Reflect: Recall God’s faithfulness. What testimonies of your own, and of the saints, encourage you in this season? Carry them with you and draw on them for strength.
THE POWER OF PRAYER
I wish I could tell you that recalling the many and miraculous ways God has provided for and worked within our family over the years is enough to quiet the fears of today. But I’ve learned that while the past does provide fuel for the present, I must also be proactively leaning into what God is saying and doing now; learning to look beyond what the naked eye can see to perceive the Father’s activity and purpose so I can partner with Him in it.
After demonstrating God’s power to the people and exposing the futility of their worship of Baal, Elijah turned to King Ahab and declared, “Go, eat and drink, for there is the sound of a heavy rain” (1 Kings 18:41). There was not a cloud in the sky at the time Elijah spoke these words. He heard the answer—the promise of God in relation to their need--before it was a visible reality. But it’s what he did next that caused the sound of rain to become the release of rain. Elijah climbed to the top of Mt. Carmel, bent down to the ground and put his face between his knees (18:42)—he chose to align himself with what God was saying and to then persevere in prayer.

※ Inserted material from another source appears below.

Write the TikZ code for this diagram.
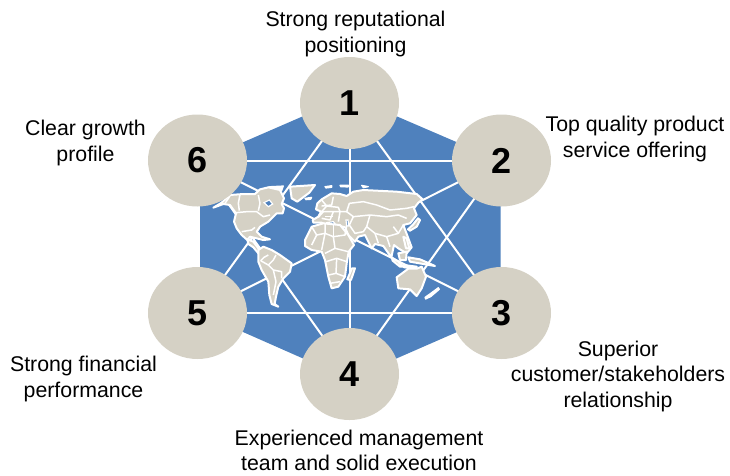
\documentclass[tikz,border=0pt]{standalone}
\usepackage{fontspec}
\setmainfont{Liberation Sans}
\usetikzlibrary{shapes.geometric,backgrounds}
\definecolor{hexblue}{HTML}{4F81BD}
\definecolor{tan}{HTML}{D5D1C5}
\tikzset{
  disc/.style={ellipse,fill=tan,minimum width=99pt,minimum height=92pt,inner sep=0pt,font=\fontsize{36}{36}\selectfont\bfseries},
  lab/.style={align=center,inner sep=0pt,font=\fontsize{21.3}{25.5}\selectfont},
  chord/.style={draw=white,line width=2pt},
  land/.style={fill=tan,draw=white,line width=2pt,line join=round},
  border/.style={draw=white,line width=1.5pt,line join=round},
  white blob/.style={fill=white,draw=white,line width=1.2pt,line join=round},
  sea/.style={fill=hexblue,draw=white,line width=1.2pt}
}
\begin{document}
\begin{tikzpicture}[x=1pt,y=-1pt]
\useasboundingbox (0,0) rectangle (730,475);
\node[disc] (c1) at (349.5,103) {1};
\node[disc] (c2) at (501.5,160.5) {2};
\node[disc] (c3) at (501.5,313) {3};
\node[disc] (c4) at (349.5,374) {4};
\node[disc] (c5) at (197.5,313) {5};
\node[disc] (c6) at (197.5,160.5) {6};
\begin{scope}[on background layer]
\fill[hexblue] (349.5,96) -- (500.5,161) -- (500.5,313) -- (349.5,379) -- (200,313) -- (200,161) -- cycle;
\draw[chord] (c1.center) -- (c4.center);
\draw[chord] (c6.center) -- (c2.center);
\draw[chord] (c5.center) -- (c3.center);
\draw[chord] (c1.center) -- (c3.center);
\draw[chord] (c1.center) -- (c5.center);
\draw[chord] (c2.center) -- (c4.center);
\draw[chord] (c6.center) -- (c4.center);
\draw[chord] (c2.center) -- (c5.center);
\draw[chord] (c6.center) -- (c3.center);
\begin{scope}[shift={(190,170)},scale=1/3]
% Greenland and Arctic islets
\draw[land] (300,50) -- (375,45) -- (358,68) -- (322,95) -- (305,85) -- cycle;
\draw[white blob] (405,50) -- (425,47) -- (425,52) -- (408,54) -- cycle;
\draw[white blob] (450,46) -- (476,46) -- (474,51) -- (452,50) -- cycle;
\draw[white blob] (345,85) -- (365,82) -- (362,88) -- (348,89) -- cycle;
\draw[white blob] (515,46) -- (535,50) -- (520,53) -- cycle;
% Canadian Arctic
\draw[white blob] (205,62) -- (240,50) -- (280,48) -- (275,62) -- (240,68) -- cycle;
% North America
\draw[land] (70,113) -- (95,98) -- (120,75) -- (160,72) -- (195,72) -- (210,58) -- (235,52) -- (270,60) -- (282,85) -- (275,102) -- (282,115) -- (278,130) -- (260,130) -- (235,155) -- (210,170) -- (200,185) -- (215,200) -- (240,208) -- (220,210) -- (200,205) -- (180,200) -- (172,210) -- (155,195) -- (140,175) -- (132,155) -- (138,130) -- (120,105) -- (100,102) -- cycle;
\draw[sea] (222,98) -- (238,90) -- (248,102) -- (235,110) -- cycle;
\draw[border] (138,128) -- (170,125) -- (200,125) -- (220,140) -- (240,135);
\draw[border] (150,73) -- (145,100) -- (148,122);
\draw[border] (155,185) -- (185,180) -- (195,172);
\draw[border] (205,75) -- (210,100) -- (205,122);
\draw[border] (120,78) -- (105,100);
% Central America
\draw[land] (172,208) -- (190,215) -- (205,235) -- (212,245) -- (205,250) -- (190,232) -- (175,222) -- cycle;
% South America
\begin{scope}[shift={(150,210)}]
\draw[land] (55,30) -- (70,20) -- (95,30) -- (120,45) -- (155,70) -- (150,95) -- (130,115) -- (115,140) -- (108,170) -- (104,192) -- (115,200) -- (95,192) -- (88,165) -- (85,125) -- (65,90) -- (55,65) -- cycle;
\draw[border] (62,62) -- (85,75) -- (100,90) -- (108,125) -- (100,165);
\draw[border] (85,45) -- (72,52) -- (62,62);
\draw[border] (85,75) -- (100,60) -- (108,45);
\draw[border] (100,90) -- (125,95) -- (125,115);
\end{scope}
% Eurasia
\draw[land] (368,150) -- (385,140) -- (393,125) -- (378,118) -- (382,100) -- (395,88) -- (425,70) -- (450,72) -- (470,78) -- (490,65) -- (520,60) -- (560,62) -- (620,65) -- (680,72) -- (698,88) -- (685,98) -- (672,115) -- (680,135) -- (660,160) -- (640,165) -- (655,205) -- (665,232) -- (650,250) -- (625,235) -- (612,225) -- (604,262) -- (580,228) -- (555,222) -- (545,235) -- (525,195) -- (505,200) -- (495,215) -- (475,195) -- (465,172) -- (440,165) -- (415,168) -- (395,158) -- (370,158) -- cycle;
\draw[sea] (410,158) -- (430,155) -- (436,162) -- (415,165) -- cycle;
\draw[sea] (468,150) -- (474,150) -- (476,168) -- (470,168) -- cycle;
\draw[border] (395,90) -- (410,108) -- (395,125);
\draw[border] (395,125) -- (430,125) -- (470,125) -- (478,100) -- (520,95) -- (560,105) -- (600,120) -- (650,115) -- (672,110);
\draw[border] (430,80) -- (425,105) -- (395,108);
\draw[border] (470,125) -- (490,140) -- (540,135) -- (590,140) -- (625,135) -- (650,145);
\draw[border] (490,140) -- (478,165) -- (495,190) -- (520,185) -- (530,170) -- (540,135);
\draw[border] (530,170) -- (555,190) -- (590,200) -- (625,190) -- (640,165);
\draw[border] (590,200) -- (600,230);
\draw[border] (555,190) -- (565,220);
\draw[border] (430,125) -- (420,150) -- (395,145);
\draw[border] (450,125) -- (445,155);
\draw[border] (400,125) -- (385,142);
\draw[border] (410,108) -- (445,112) -- (450,125);
\draw[border] (405,140) -- (430,140);
\draw[border] (610,170) -- (625,190);
% Japan, Philippines, islands
\draw[land] (668,165) -- (684,145) -- (690,150) -- (680,170) -- (660,182) -- (654,178) -- cycle;
\draw[land] (640,200) -- (650,205) -- (658,235) -- (648,235) -- cycle;
\draw[land] (605,262) -- (625,275) -- (640,290) -- (630,290) -- (608,272) -- cycle;
\draw[land] (625,250) -- (650,245) -- (648,270) -- (630,270) -- cycle;
\draw[land] (655,262) -- (690,268) -- (735,288) -- (700,282) -- (660,275) -- cycle;
\draw[land] (640,285) -- (680,290) -- (678,295) -- (642,292) -- cycle;
% Africa
\draw[land] (345,210) -- (365,170) -- (400,160) -- (450,165) -- (475,195) -- (492,225) -- (476,245) -- (470,280) -- (465,320) -- (445,350) -- (425,355) -- (415,320) -- (405,270) -- (395,245) -- (365,240) -- (345,228) -- cycle;
\draw[border] (365,170) -- (380,195) -- (365,225);
\draw[border] (380,195) -- (405,190) -- (430,200) -- (465,195) -- (470,165);
\draw[border] (405,160) -- (405,190) -- (395,240);
\draw[border] (430,200) -- (435,235) -- (405,250);
\draw[border] (435,235) -- (475,245);
\draw[border] (430,165) -- (430,200);
\draw[border] (408,275) -- (440,265) -- (470,275);
\draw[border] (440,265) -- (438,310) -- (416,315);
\draw[border] (438,310) -- (465,320);
\draw[border] (420,340) -- (450,335);
\draw[land] (486,295) -- (495,295) -- (483,330) -- (472,328) -- cycle;
% Australia, New Zealand
\draw[land] (620,322) -- (655,296) -- (680,296) -- (695,290) -- (708,320) -- (695,355) -- (680,378) -- (660,358) -- (625,355) -- cycle;
\draw[white blob] (745,353) -- (748,358) -- (722,380) -- (707,387) -- (705,382) -- (722,370) -- cycle;
\end{scope}
\end{scope}
\node[lab] (t1) at (355.5,34) {Strong reputational\\positioning};
\node[lab] (t2) at (635,139) {Top quality product\\service offering};
\node[lab] (t3) at (618,376) {Superior\\customer/stakeholders\\relationship};
\node[lab] (t4) at (359,450.5) {Experienced management\\team and solid execution};
\node[lab] (t5) at (83.5,379) {Strong financial\\performance};
\node[lab] (t6) at (85.5,143) {Clear growth\\profile};
\end{tikzpicture}
\end{document}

In Hebrew, Carmel means a garden land, a place of fruitfulness and fertility. In a time of need and lack, Elijah chose to retreat to a place of fruitfulness, and he did not move from that place until he saw the clouds of rain beginning to rise from the sea; until what he had ‘heard’ was made manifest. Prayer—our intimate communion with the Father—is our place of fruitfulness. Just like Elijah, we must learn to climb—climb above the shouts of fear, above the obstacles and lack that surround us, to see as the Father does. We must cultivate time in His presence, time spent in a posture of worshipful surrender, allowing the hope of Christ to inspire perseverance within us while we wait for what God has spoken to also become our experience (1 Thessalonians 1:3).
Reflect: What is the Father saying to you in this season? What does it look like practically for you to align yourself with His purposes?
THE POWER OF REST
In my own life, I’ve found that fear screams loudest when I’m weary. Uncertainty is tiring, suffering is exhausting, and even though the hope of Christ shines bright, standing firm and contending in the spirit, takes its toll. Just ask Elijah.
On the heels of his success, Jezebel made a threat against his life. And though you’d think that after demonstrating God’s power, putting the prophets of Baal to shame, and calling forth rain to end Israel’s drought that Elijah would have been steadfast, instead we read that he was afraid and ran for his life, telling God he’d had enough and praying that he might die (1 Kings 19:3).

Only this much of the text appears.